Hosting & Deployment

A production deploy has two pieces: the Next.js frontend and the Directus stack. They can live on the same host or on separate infrastructure.

Option 1: single VPS (Docker Compose)

The repo's root docker-compose.yml runs the full stack. On first boot, the directus-init sidecar provisions collections and seeds EN/FR/ES content automatically: same zero-command flow as local dev.

# On the server, first time only
git clone <your-fork>
cd saasforge-agency
cp .env.example .env
# Edit secrets: change Postgres password, Directus admin, keys, etc.

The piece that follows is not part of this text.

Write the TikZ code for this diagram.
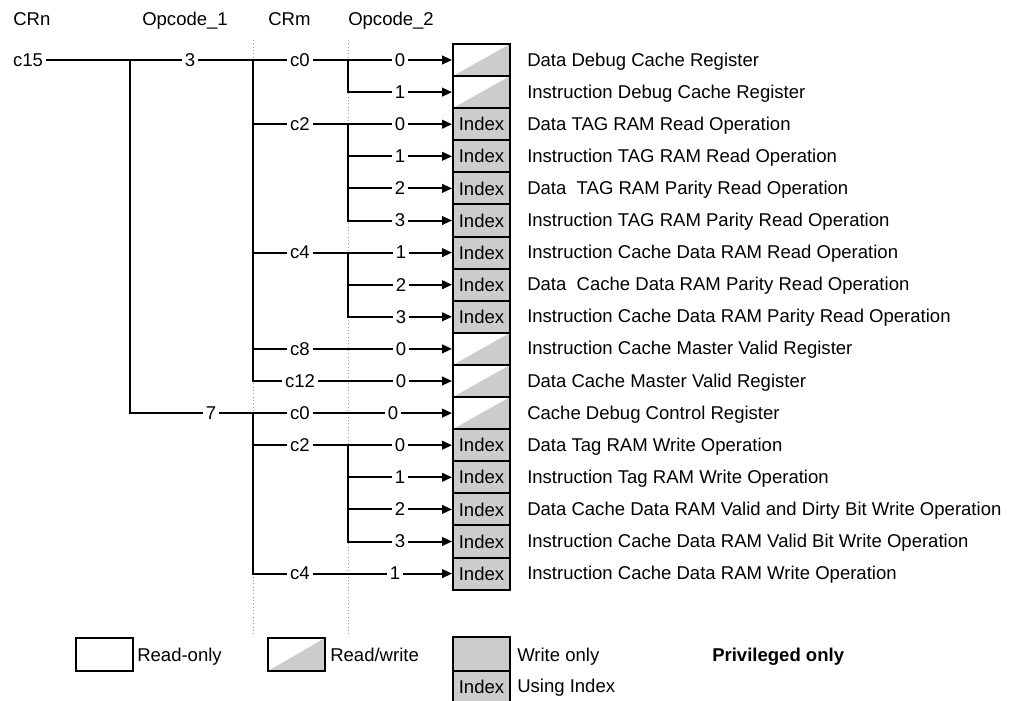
\documentclass[tikz,border=0pt]{standalone}
\usepackage{fontspec}
\setmainfont{Liberation Sans}
\usetikzlibrary{arrows.meta}

\definecolor{boxgrey}{HTML}{CCCCCC}
\definecolor{dotgrey}{HTML}{9A9A9A}
\newcommand{\regfont}{\fontsize{13.9}{16}\selectfont}

\tikzset{
  wire/.style={line width=1.5pt},
  feed/.style={wire,-{Triangle[length=7.5pt,width=6.5pt]}},
  guide/.style={dotgrey,line width=0.5pt,dotted},
  lbl/.style={inner sep=2pt,font=\regfont},
  regbox/.style={draw,line width=1.5pt,inner sep=0pt,minimum width=42.75pt,minimum height=24.1pt},
  roreg/.style={regbox,fill=white},
  rwreg/.style={regbox,fill=white,path picture={
      \fill[boxgrey] (path picture bounding box.south west) -- (path picture bounding box.south east)
        -- (path picture bounding box.north east) -- cycle;}},
  woreg/.style={regbox,fill=boxgrey},
  idxreg/.style={regbox,fill=boxgrey,label={[lbl]center:Index}}
}

\begin{document}
\begin{tikzpicture}[x=0.75pt,y=-0.75pt]

  \useasboundingbox (0,0) rectangle (1014,700);

  %% Dotted guides under CRm and Opcode_2
  \draw[guide] (253,40) -- (253,634);
  \draw[guide] (348,40) -- (348,634);

  %% Column headings
  \node[lbl,anchor=base west,inner sep=0pt] (hcrn) at (13,25) {CRn};
  \node[lbl,anchor=base west,inner sep=0pt] (hop1) at (142,25) {Opcode\_1};
  \node[lbl,anchor=base west,inner sep=0pt] (hcrm) at (268,25) {CRm};
  \node[lbl,anchor=base west,inner sep=0pt] (hop2) at (348,25) {Opcode\_2};

  %% Bus points for each row
  \foreach \i in {0,...,16} {
    \coordinate (u\i) at (253,{60+32.1*\i});
    \coordinate (p\i) at (348,{60+32.1*\i});
  }
  \coordinate (n0) at (130,60);
  \coordinate (n11) at (130,{60+32.1*11});

  %% Registers: row / opcode_2 / x of opcode_2 / kind / name
  \foreach \i/\op/\qx/\kind/\txt in {
      0/0/400/rwreg/Data Debug Cache Register,
      1/1/400/rwreg/Instruction Debug Cache Register,
      2/0/400/idxreg/Data TAG RAM Read Operation,
      3/1/400/idxreg/Instruction TAG RAM Read Operation,
      4/2/400/idxreg/Data\ \ TAG RAM Parity Read Operation,
      5/3/400/idxreg/Instruction TAG RAM Parity Read Operation,
      6/1/401/idxreg/Instruction Cache Data RAM Read Operation,
      7/2/401/idxreg/Data\ \ Cache Data RAM Parity Read Operation,
      8/3/401/idxreg/Instruction Cache Data RAM Parity Read Operation,
      9/0/401/rwreg/Instruction Cache Master Valid Register,
      10/0/401/rwreg/Data Cache Master Valid Register,
      11/0/393/rwreg/Cache Debug Control Register,
      12/0/400/idxreg/Data Tag RAM Write Operation,
      13/1/400/idxreg/Instruction Tag RAM Write Operation,
      14/2/400/idxreg/Data Cache Data RAM Valid and Dirty Bit Write Operation,
      15/3/400/idxreg/Instruction Cache Data RAM Valid Bit Write Operation,
      16/1/395/idxreg/Instruction Cache Data RAM Write Operation} {
    \node[\kind] (r\i) at (481.5,{60+32.1*\i}) {};
    \node[lbl] (q\i) at (\qx,{60+32.1*\i}) {\op};
    \node[lbl,anchor=base west,inner sep=0pt] (t\i) at (527,{66+32.1*\i}) {\txt};
    \draw[feed] (q\i) -- (r\i);
  }

  %% CRn and Opcode_1
  \node[lbl] (c15) at (28,60) {c15};
  \node[lbl] (o3) at (190,60) {3};
  \node[lbl] (o7) at (211,{60+32.1*11}) {7};

  %% CRm labels
  \foreach \i/\c in {0/c0,2/c2,6/c4,9/c8,10/c12,11/c0,12/c2,16/c4}
    \node[lbl] (m\i) at (300,{60+32.1*\i}) {\c};

  %% Opcode_1 bus
  \draw[wire] (c15) -- (o3);
  \draw[wire] (n0) -- (n11) -- (o7);

  %% CRm buses
  \draw[wire] (o3) -- (m0);
  \draw[wire] (u0) -- (u10) -- (m10);
  \foreach \i in {2,6,9}
    \draw[wire] (u\i) -- (m\i);
  \draw[wire] (o7) -- (m11);
  \draw[wire] (u11) -- (u16) -- (m16);
  \draw[wire] (u12) -- (m12);

  %% Opcode_2 buses
  \foreach \a/\b in {0/1,2/5,6/8,12/15} {
    \draw[wire] (m\a) -- (q\a);
    \draw[wire] (p\a) -- (p\b) -- (q\b);
  }
  \foreach \i in {3,4,7,13,14}
    \draw[wire] (p\i) -- (q\i);
  \foreach \i in {9,10,11,16}
    \draw[wire] (m\i) -- (q\i);

  %% Key
  \node[roreg,minimum height=24.75pt] (kro) at (104,654.5) {};
  \node[lbl,anchor=base west,inner sep=0pt] (tro) at (137,661) {Read-only};
  \node[rwreg,minimum height=24.75pt] (krw) at (296.5,654.5) {};
  \node[lbl,anchor=base west,inner sep=0pt] (trw) at (330,661) {Read/write};
  \node[woreg,minimum height=25.5pt] (kwo) at (481.5,654) {};
  \node[lbl,anchor=base west,inner sep=0pt] (two) at (517,661) {Write only};
  \node[idxreg] (kix) at (481.5,{671+16}) {};
  \node[lbl,anchor=base west,inner sep=0pt] (tix) at (517,692) {Using Index};
  \node[lbl,anchor=base west,inner sep=0pt,font=\regfont\bfseries] (tpr) at (712,661) {Privileged only};

\end{tikzpicture}
\end{document}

docker compose up -d --build

Put Caddy, Nginx, or Cloudflare Tunnel in front to terminate TLS:

  • yourdomain.com → port 3000 (Next.js frontend)
  • cms.yourdomain.com → port 8055 (Directus)

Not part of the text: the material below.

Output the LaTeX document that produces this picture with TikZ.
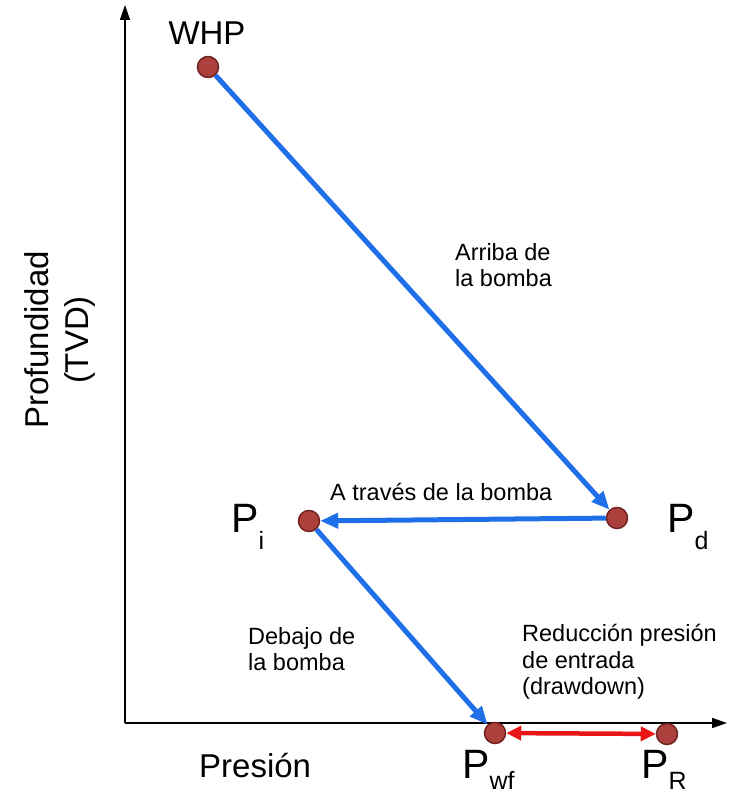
\documentclass[tikz,border=0pt]{standalone}
\usepackage{fontspec}
\setmainfont{Liberation Sans}
\usetikzlibrary{arrows.meta}

\definecolor{flowblue}{RGB}{31,111,232}
\definecolor{dotred}{RGB}{172,64,60}
\definecolor{dotedge}{RGB}{112,36,34}
\definecolor{gapred}{RGB}{232,22,22}

\newcommand{\presub}[2][17pt]{P\raisebox{-#1}{\fontsize{25}{25}\selectfont #2}}

\begin{document}
\begin{tikzpicture}[x=1pt,y=-1pt,
    dot/.style={circle,fill=dotred,draw=dotedge,line width=1.5pt,minimum size=21pt,inner sep=0pt},
    flow/.style={draw=flowblue,line width=5pt,-{Triangle[length=18pt,width=15pt]}},
    gap/.style={draw=gapred,line width=4.5pt,{Triangle[length=15pt,width=14pt]}-{Triangle[length=15pt,width=14pt]}},
    axis/.style={draw=black,line width=1.5pt,-{Triangle[length=15pt,width=10pt]}},
    lbl/.style={font=\fontsize{23.5}{26.5}\selectfont,align=left,inner sep=0pt},
    big/.style={font=\fontsize{33}{40}\selectfont,inner sep=0pt},
    plbl/.style={font=\fontsize{41}{41}\selectfont,inner sep=0pt,anchor=base west}]
  \useasboundingbox (0,0) rectangle (728,797);

  % ejes
  \coordinate (o) at (125,723);
  \coordinate (ytop) at (125,5);
  \coordinate (xend) at (727,723);
  \path (o) edge[axis] (ytop);
  \path (o) edge[axis] (xend);

  \begin{scope}[every node/.style={dot}]
    \node (whp) at (208,67) {};
    \node (pd)  at (617,518) {};
    \node (pi)  at (309,521) {};
    \node (pwf) at (495,733) {};
    \node (pr)  at (667,734) {};
  \end{scope}

  % flechas
  \path (whp) edge[flow] (pd);
  \path (pd)  edge[flow] (pi);
  \path (pi)  edge[flow] (pwf);
  \path (pwf) edge[gap] (pr);

  % textos
  \node[big,anchor=base] (whplbl) at (207,45) {WHP};
  \node[plbl] (pdlbl)  at (667,532) {\presub{d}};
  \node[plbl] (pilbl)  at (231,532) {\presub{i}};
  \node[plbl] (pwflbl) at (462,778) {\presub[11pt]{wf}};
  \node[plbl] (prlbl)  at (641,778) {\presub[11pt]{R}};
  \node[big,anchor=base west] (presion) at (199,777) {Presión};
  \node[big,align=center,rotate=90] (prof) at (60,340) {Profundidad\\(TVD)};

  \node[lbl,anchor=west] (arriba) at (455,265) {Arriba de\\la bomba};
  \node[lbl,anchor=west] (traves) at (330,492) {A través de la bomba};
  \node[lbl,anchor=west] (debajo) at (248,649) {Debajo de\\la bomba};
  \node[lbl,anchor=west] (reduc)  at (522,662) {Reducción presión\\de entrada\\(drawdown)};

\end{tikzpicture}
\end{document}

Option 2: Vercel frontend + self-hosted Directus

  1. Deploy Directus on a VPS, Directus Cloud, Railway, Fly.io, or any Docker host. Persist the Postgres volume.
  2. On first boot, SSH in and run docker compose run --rm directus-init once to bootstrap + seed. (Or include the init service in your compose; it's a no-op on subsequent boots thanks to idempotency guards.)
  3. Deploy the frontend to Vercel from the frontend/ directory. Set environment variables in the Vercel project:
    • NEXT_PUBLIC_DIRECTUS_URL = your public Directus URL (e.g. https://cms.yourdomain.com)
    • NEXT_PUBLIC_SITE_URL = your public site URL (for canonical tags, sitemap, hreflang)
    • NEXT_PUBLIC_DEFAULT_LOCALE=en
    • RESEND_API_KEY (optional)
  4. CORS: set CORS_ORIGIN in the Directus env to your Vercel domain, otherwise browser-based requests get blocked.

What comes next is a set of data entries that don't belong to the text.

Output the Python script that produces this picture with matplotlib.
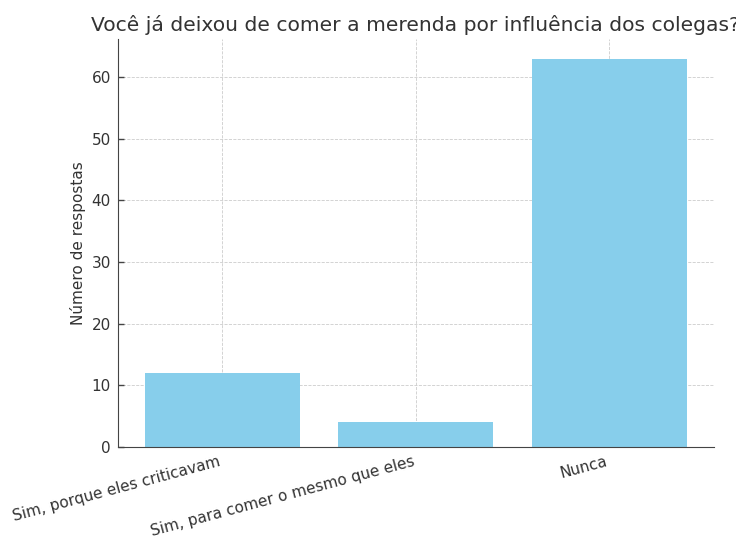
import matplotlib
matplotlib.use("Agg")
import matplotlib.pyplot as plt

categories = ["Sim, porque eles criticavam", "Sim, para comer o mesmo que eles", "Nunca"]
counts = [12, 4, 63]
title = "Você já deixou de comer a merenda por influência dos colegas?"
ylabel = "Número de respostas"

text_color = "#333333"
plt.rcParams["font.family"] = "DejaVu Sans"

fig = plt.figure(figsize=(7.36, 5.38), dpi=100)
ax = fig.add_axes([0.160, 0.169, 0.810, 0.758])

x = list(range(len(categories)))
ax.bar(x, counts, width=0.8, color="skyblue", zorder=2)

ax.set_xticks(x)
ax.set_xticklabels(categories, rotation=15, ha="right", fontsize=11, color=text_color)
ax.tick_params(axis="both", direction="in", length=4, width=1, color="#444444", pad=5)
ax.tick_params(axis="y", labelsize=11, labelcolor=text_color)
ax.set_ylabel(ylabel, fontsize=11, color=text_color)
ax.set_title(title, fontsize=14.6, color=text_color)

ax.grid(True, linestyle="--", linewidth=0.6, color="#cccccc", zorder=0)
ax.set_axisbelow(True)
for side in ["top", "right"]:
    ax.spines[side].set_visible(False)
for side in ["left", "bottom"]:
    ax.spines[side].set_color("#444444")

fig.savefig("out.png", dpi=100)
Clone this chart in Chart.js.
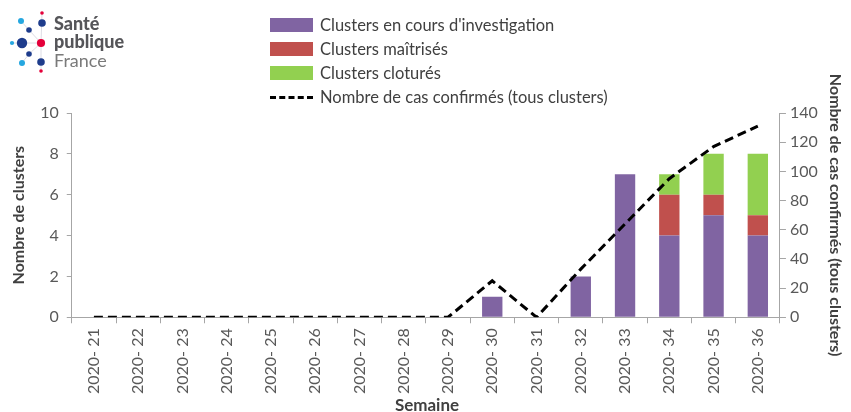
<!DOCTYPE html>
<html><head><meta charset="utf-8">
<script src="https://cdn.jsdelivr.net/npm/chart.js@4"></script>
<style>
html,body{margin:0;padding:0;background:#fff;overflow:hidden;}
#wrap{position:relative;width:851px;height:412px;overflow:hidden;font-family:Lato,"Open Sans",sans-serif;}
#c{position:absolute;left:0;top:0;}
#legend{position:absolute;left:270px;top:13px;font-size:16.5px;color:#404040;}
.li{height:24px;display:flex;align-items:center;}
.sw{width:43px;height:14px;margin-right:7px;}
.dash{width:43px;height:0;border-top:3px dashed #000;margin-right:7px;}
#logo{position:absolute;left:0;top:0;}
.lt{position:absolute;left:54px;font-family:Lato,sans-serif;color:#555559;font-size:18px;line-height:17px;}
#xt{position:absolute;left:377px;width:100px;text-align:center;top:395px;font-size:17px;font-weight:bold;color:#404040;line-height:20px;}
</style></head>
<body><div id="wrap">
<canvas id="c" width="851" height="412"></canvas>
<svg id="logo" width="60" height="80">
<g stroke="#dcdce4" stroke-width="1">
<line x1="41" y1="43" x2="42" y2="13"/><line x1="41" y1="43" x2="41" y2="71"/>
<line x1="41" y1="43" x2="12" y2="43"/><line x1="41" y1="43" x2="29" y2="30"/>
<line x1="41" y1="43" x2="29" y2="54"/><line x1="29" y1="30" x2="21" y2="21"/><line x1="29" y1="54" x2="22" y2="63"/>
</g>
<circle cx="42" cy="13" r="1.8" fill="#e4003a"/>
<circle cx="42" cy="23" r="3.8" fill="#1e3c8c"/>
<circle cx="21" cy="21" r="3" fill="#25a7e0"/>
<circle cx="29" cy="30" r="2.8" fill="#1e3c8c"/>
<circle cx="12" cy="43" r="2.1" fill="#25a7e0"/>
<circle cx="22" cy="43" r="5.2" fill="#1e3c8c"/>
<circle cx="41" cy="43" r="4.1" fill="#e4003a"/>
<circle cx="29" cy="54" r="2.8" fill="#1e3c8c"/>
<circle cx="22" cy="63" r="3" fill="#25a7e0"/>
<circle cx="41" cy="62" r="3.8" fill="#1e3c8c"/>
<circle cx="41" cy="71" r="1.8" fill="#e4003a"/>
</svg>
<div class="lt" style="top:15px;font-weight:900;">Santé</div>
<div class="lt" style="top:33px;font-weight:900;">publique</div>
<div class="lt" style="top:52px;color:#7a7a7a;">France</div>
<div id="legend">
<div class="li"><div class="sw" style="background:#8064A2"></div>Clusters en cours d'investigation</div>
<div class="li"><div class="sw" style="background:#C0504D"></div>Clusters maîtrisés</div>
<div class="li"><div class="sw" style="background:#92D050"></div>Clusters cloturés</div>
<div class="li"><div class="dash"></div>Nombre de cas confirmés (tous clusters)</div>
</div>
<div id="xt">Semaine</div>
</div>
<script>
const weeks = ["2020- 21","2020- 22","2020- 23","2020- 24","2020- 25","2020- 26","2020- 27","2020- 28","2020- 29","2020- 30","2020- 31","2020- 32","2020- 33","2020- 34","2020- 35","2020- 36"];
const enCours   = [0,0,0,0,0,0,0,0,0,1,0,2,7,4,5,4];
const maitrises = [0,0,0,0,0,0,0,0,0,0,0,0,0,2,1,1];
const clotures  = [0,0,0,0,0,0,0,0,0,0,0,0,0,1,2,3];
const casConfirmes = [0,0,0,0,0,0,0,0,0,25,0,33,64,95,117,131];
const leftTicks = [0,2,4,6,8,10];
const rightTicks = [0,20,40,60,80,100,120,140];

const axisColor = '#A6A6A6';
const tickColor = '#595959';
const fontFam = 'Lato, "Open Sans", sans-serif';

new Chart(document.getElementById('c'), {
  data: {
    labels: weeks,
    datasets: [
      {type:'line', label:'Nombre de cas confirmés (tous clusters)', data:casConfirmes, yAxisID:'y1',
       borderColor:'#000', borderWidth:3, borderDash:[9,5], pointRadius:0, fill:false, tension:0, order:0},
      {type:'bar', label:"Clusters en cours d'investigation", data:enCours, backgroundColor:'#8064A2', yAxisID:'y', stack:'s', order:1},
      {type:'bar', label:'Clusters maîtrisés', data:maitrises, backgroundColor:'#C0504D', yAxisID:'y', stack:'s', order:1},
      {type:'bar', label:'Clusters cloturés', data:clotures, backgroundColor:'#92D050', yAxisID:'y', stack:'s', order:1}
    ]
  },
  options: {
    responsive:false, animation:false,
    layout:{padding:{top:113,left:5,right:0,bottom:13}},
    datasets:{bar:{barPercentage:0.46, categoryPercentage:1}},
    plugins:{legend:{display:false}, tooltip:{enabled:false}},
    scales:{
      x:{stacked:true, offset:true,
         grid:{display:true, drawOnChartArea:false, tickLength:6, color:axisColor, offset:true},
         border:{color:axisColor},
         ticks:{maxRotation:90, minRotation:90, color:tickColor, font:{family:fontFam, size:16}, padding:5},
         title:{display:false}},
      y:{stacked:true, position:'left', min:0, max:10,
         afterBuildTicks: s => { s.ticks = leftTicks.map(v=>({value:v})); },
         grid:{drawOnChartArea:false, tickLength:5, color:axisColor},
         border:{color:axisColor},
         ticks:{color:tickColor, font:{family:fontFam, size:16}, padding:8},
         title:{display:true, text:'Nombre de clusters', color:'#404040', font:{family:fontFam, size:16, weight:'bold'}, padding:{bottom:4}}},
      y1:{position:'right', min:0, max:140,
         afterBuildTicks: s => { s.ticks = rightTicks.map(v=>({value:v})); },
         grid:{drawOnChartArea:false, tickLength:6, color:axisColor},
         border:{color:axisColor},
         ticks:{color:tickColor, font:{family:fontFam, size:16}, padding:4},
         title:{display:true, text:'Nombre de cas confirmés (tous clusters)', color:'#404040', font:{family:fontFam, size:16, weight:'bold'}, padding:{top:6}}}
    }
  }
});
</script>
</body></html>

Required env vars in production

Directus side (in compose .env):

  • DIRECTUS_KEY, DIRECTUS_SECRET: generate real UUIDs, don't ship the examples
  • DIRECTUS_ADMIN_EMAIL, DIRECTUS_ADMIN_PASSWORD
  • POSTGRES_USER, POSTGRES_PASSWORD, POSTGRES_DB

Frontend side (Vercel or host):

  • NEXT_PUBLIC_DIRECTUS_URL
  • NEXT_PUBLIC_SITE_URL
  • NEXT_PUBLIC_DEFAULT_LOCALE=en
  • RESEND_API_KEY (if contact-form email delivery is wanted)
  • NEXT_PUBLIC_GTM_ID / NEXT_PUBLIC_GA_ID (if analytics)
  • NEXT_PUBLIC_BOOKING_URL (optional Calendly/Cal.com link)

Backups

Two things must be backed up:

  1. Postgres: where every collection + content lives. Use pg_dump:
    docker compose exec database pg_dump -U directus directus | gzip > backup-$(date +%F).sql.gz
    
  2. Directus uploads: the directus_uploads Docker volume holds files uploaded through the admin (logos, hero images). These are real user data and not reproducible from code.
    docker run --rm \
      -v saasforge-agency_directus_uploads:/data \
      -v $(pwd):/backup alpine \
      tar czf /backup/uploads-$(date +%F).tgz -C /data .
    

The collections schema itself does not need backing up: it's re-created by bootstrap.mjs from code.

What happens if you wipe volumes

Running docker compose down -v wipes both the Postgres data and uploads. On the next docker compose up, directus-init re-runs bootstrap + seed, giving you a fresh CMS with the same seeded EN/FR/ES content. Only user-uploaded files are unrecoverable without a backup.